Thursday, June 9, 2011

Some Issues With Technology

I have a computer, a book reader, an iPod, a television and a telephone. I also have a refrigerator, a furnace, a stove and lights on in my house. You probably have all those things (and more) as well. Are they useful? Yes. Can they be a problem? Yes, especially the more modern gadgets—at least for me. Here is my issue:

Technology is pervasive and intrusive. It always connects and disconnects. It connects people to something outside of their immediate world and disconnects them from people and concerns around them. And it seems some people are always connected or plugged in. They are never ‘off.’ How many times do you find yourself engaged with someone and suddenly are put on hold because the cell phone rings and the new message supplants you. Technology is supplied to almost everyone; morality, good manners or common sense isn’t.

Psychologists and teachers tell us that the ‘electronically connected’ are increasingly having a difficult time in holding a focus—seeing something all the way through. As a trade-off they may now better manage the multi-strands in their personal lives but lose depth and quality with their relationships. How often do you find yourself in a group of young people and ‘hand held’ devices are holding them mesmerized? They are in another world. They can text but they cannot talk—or at least they cannot carry on an intelligent conversation with any depth. Sound-byte assertions and partial sentences from so many of our young seem to be the norm.

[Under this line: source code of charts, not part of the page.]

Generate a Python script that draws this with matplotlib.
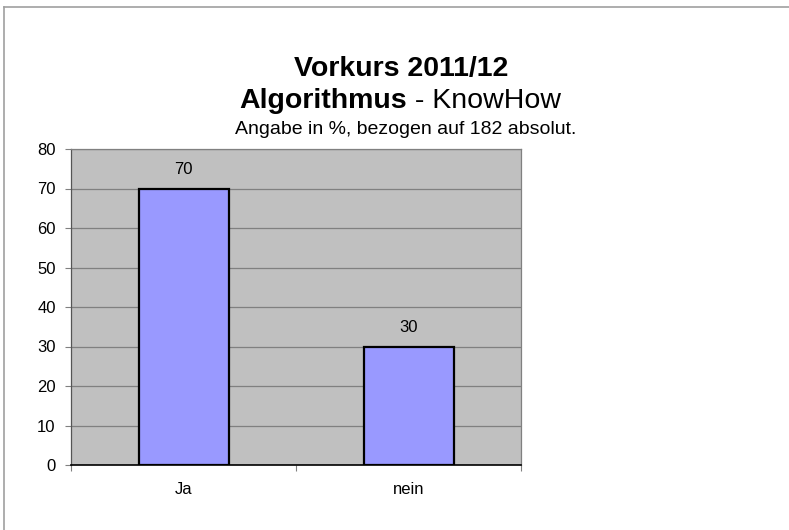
import matplotlib
matplotlib.use("Agg")
import matplotlib.pyplot as plt
from matplotlib.lines import Line2D

plt.rcParams["font.family"] = ["Liberation Sans", "DejaVu Sans"]

# Daten
kategorien = ["Ja", "nein"]
werte = [70, 30]
y_ticks = [0, 10, 20, 30, 40, 50, 60, 70, 80]

fig = plt.figure(figsize=(7.89, 5.30), dpi=100)
ax = fig.add_axes([71 / 789, 65 / 530, 450 / 789, 316 / 530])

ax.set_facecolor("#C0C0C0")
ax.set_axisbelow(True)
ax.yaxis.grid(True, color="#808080", linewidth=0.9)

x = list(range(len(kategorien)))
balken = ax.bar(x, werte, width=0.4, color="#9999FF", edgecolor="black", linewidth=1.6)

for xi, w in zip(x, werte):
    ax.annotate(str(w), (xi, w), xytext=(0, 8), textcoords="offset points",
                ha="center", va="bottom", fontsize=12)

ax.set_xlim(-0.5, len(kategorien) - 0.5)
ax.set_ylim(0, 80)
ax.set_yticks(y_ticks)
ax.set_xticks(x)
ax.set_xticklabels(kategorien)
ax.set_xticks([-0.5, 0.5, 1.5], minor=True)
ax.tick_params(axis="x", which="major", length=0, pad=12, labelsize=12)
ax.tick_params(axis="x", which="minor", length=4, color="#808080", width=0.8)
ax.tick_params(axis="y", length=4, color="#808080", width=0.8, pad=7, labelsize=12)

for s in ["top", "right"]:
    ax.spines[s].set_color("#808080")
    ax.spines[s].set_linewidth(0.9)
ax.spines["left"].set_color("#555555")
ax.spines["left"].set_linewidth(0.9)
ax.spines["bottom"].set_color("black")
ax.spines["bottom"].set_linewidth(1.2)

# Titel
fig.text(401 / 789, 1 - 76 / 530, "Vorkurs 2011/12", ha="center", va="baseline",
         fontsize=20.5, fontweight="bold")
t1 = fig.text(0, 1 - 108 / 530, "Algorithmus", ha="left", va="baseline",
              fontsize=20.5, fontweight="bold")
t2 = fig.text(0, 1 - 108 / 530, " - KnowHow", ha="left", va="baseline",
              fontsize=20.5)
fig.canvas.draw()
r = fig.canvas.get_renderer()
w1 = t1.get_window_extent(r).width
w2 = t2.get_window_extent(r).width
start = 400 - (w1 + w2) / 2
t1.set_x(start / 789)
t2.set_x((start + w1) / 789)

fig.text(406 / 789, 1 - 134 / 530, "Angabe in %, bezogen auf 182 absolut.",
         ha="center", va="baseline", fontsize=14)

# Rahmen
fig.add_artist(Line2D([4 / 789, 1], [1 - 7 / 530, 1 - 7 / 530], color="#A0A0A0", linewidth=1.2))
fig.add_artist(Line2D([4 / 789, 4 / 789], [0, 1 - 7 / 530], color="#A0A0A0", linewidth=1.2))

fig.savefig("out.png", dpi=100)
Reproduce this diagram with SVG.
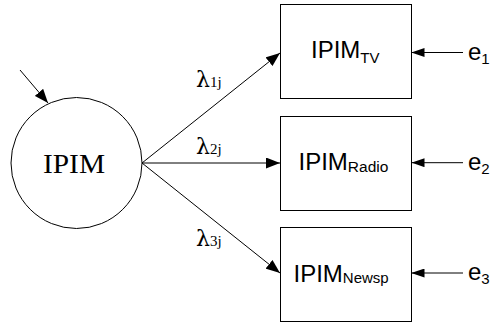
<svg xmlns="http://www.w3.org/2000/svg" width="491" height="324" viewBox="0 0 491 324">
<style>
.box{fill:#fff;stroke:#000;stroke-width:1}
.ln{stroke:#000;stroke-width:1;fill:none;marker-end:url(#ah)}
.sans{font-family:"Liberation Sans",Arial,sans-serif;fill:#000}
.serif{font-family:"Liberation Serif","Times New Roman",serif;fill:#000}
.lam{font-family:"DejaVu Serif","Liberation Serif",serif;fill:#000;font-size:22px}
</style>
<defs>
<marker id="ah" viewBox="0 0 14 11" refX="14" refY="5.5" markerWidth="14" markerHeight="11" markerUnits="userSpaceOnUse" orient="auto">
<path d="M0,0 L14,5.5 L0,11 Z" fill="#000"/>
</marker>
<marker id="ah2" viewBox="0 0 13 9" refX="13" refY="4.5" markerWidth="13" markerHeight="9" markerUnits="userSpaceOnUse" orient="auto">
<path d="M0,0 L13,4.5 L0,9 Z" fill="#000"/>
</marker>
</defs>
<g id="connectors">
<line class="ln" x1="20" y1="70" x2="48" y2="103"/>
<line class="ln" x1="142" y1="163" x2="280" y2="53"/>
<line class="ln" x1="142" y1="163" x2="280" y2="163"/>
<line class="ln" x1="142" y1="163" x2="280" y2="273"/>
<line class="ln" style="marker-end:url(#ah2)" x1="463" y1="52.5" x2="411.5" y2="52.5"/>
<line class="ln" style="marker-end:url(#ah2)" x1="463" y1="162.7" x2="411.5" y2="162.7"/>
<line class="ln" style="marker-end:url(#ah2)" x1="463" y1="273" x2="411.5" y2="273"/>
<text class="lam" x="196" y="86.5">λ<tspan class="serif" font-size="15">1j</tspan></text>
<text class="lam" x="196" y="154">λ<tspan class="serif" font-size="15">2j</tspan></text>
<text class="lam" x="196" y="245.5">λ<tspan class="serif" font-size="15">3j</tspan></text>
</g>
<g id="IPIM">
<circle cx="76.5" cy="163" r="65.5" fill="#fff" stroke="#000" stroke-width="1"/>
<text class="serif" x="74" y="173.3" font-size="28" text-anchor="middle" textLength="62" lengthAdjust="spacingAndGlyphs">IPIM</text>
</g>
<g id="IPIM_TV">
<rect class="box" x="280.5" y="4.5" width="131" height="94"/>
<text class="sans" x="311" y="57.7" font-size="24">IPIM<tspan font-size="15" dy="5">TV</tspan></text>
</g>
<g id="IPIM_Radio">
<rect class="box" x="280.5" y="116.5" width="131" height="94"/>
<text class="sans" x="298.5" y="170" font-size="24">IPIM<tspan font-size="15.5" dy="1.7">Radio</tspan></text>
</g>
<g id="IPIM_Newsp">
<rect class="box" x="280.5" y="227.5" width="131" height="94"/>
<text class="sans" x="293.5" y="281.7" font-size="24">IPIM<tspan font-size="15" dy="1.7">Newsp</tspan></text>
</g>
<g id="e1"><text class="sans" x="468" y="60" font-size="24">e<tspan font-size="15" dy="4">1</tspan></text></g>
<g id="e2"><text class="sans" x="468" y="169.5" font-size="24">e<tspan font-size="15" dy="4">2</tspan></text></g>
<g id="e3"><text class="sans" x="468" y="280" font-size="24">e<tspan font-size="15" dy="4">3</tspan></text></g>
</svg>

These things are taking over our lives. More and more people are living a ‘virtual life.’ I have asked myself, in my own lifetime what were some of the technological marvels, the novelty of the new that drew some of us in? How about small transistor radios; stereos and speakers; cassette tape recorders, 8-tracks and VCR’s; Walkmans and mini-disc recorders; cameras—Polaroid, video and digital; video games, Game Boys and Nintendos; personal computers, laptops, tablets, pda’s; cellular phones, smart phones; etc., etc. Some of these devices had and continue to have legitimate business or educational value and utility, but all of them seem to compel the attention and draw us away from living people and real-time issues or opportunities. They all take time.

What are we giving up? We are giving up intimacy. We are giving up a connection with nature. We are giving up the present. We may be giving up freedom as we become tied to or even addicted to the latest toy and many are even beginning to live a ‘virtual life,’ a Facebook life. Some are even giving up their marriages; their virtual affairs have supplanted a healthy real life.

I recently listened to an interview with Jason B. Ohler who wrote a book titled ‘Digital Community, Digital Citizen.’ He observed, “We’re at a technology party now and are going bananas.”

So, we are now living an option-based life because of electronic technology and it is becoming normalized. It can be good, but too often it isn’t; it is taking a toll. We need to question the degree to which we submit to technology—are we using it too uncritically? Is it a tool or is it becoming a master? As I look around it appears to me that it is becoming a master for many—especially the young.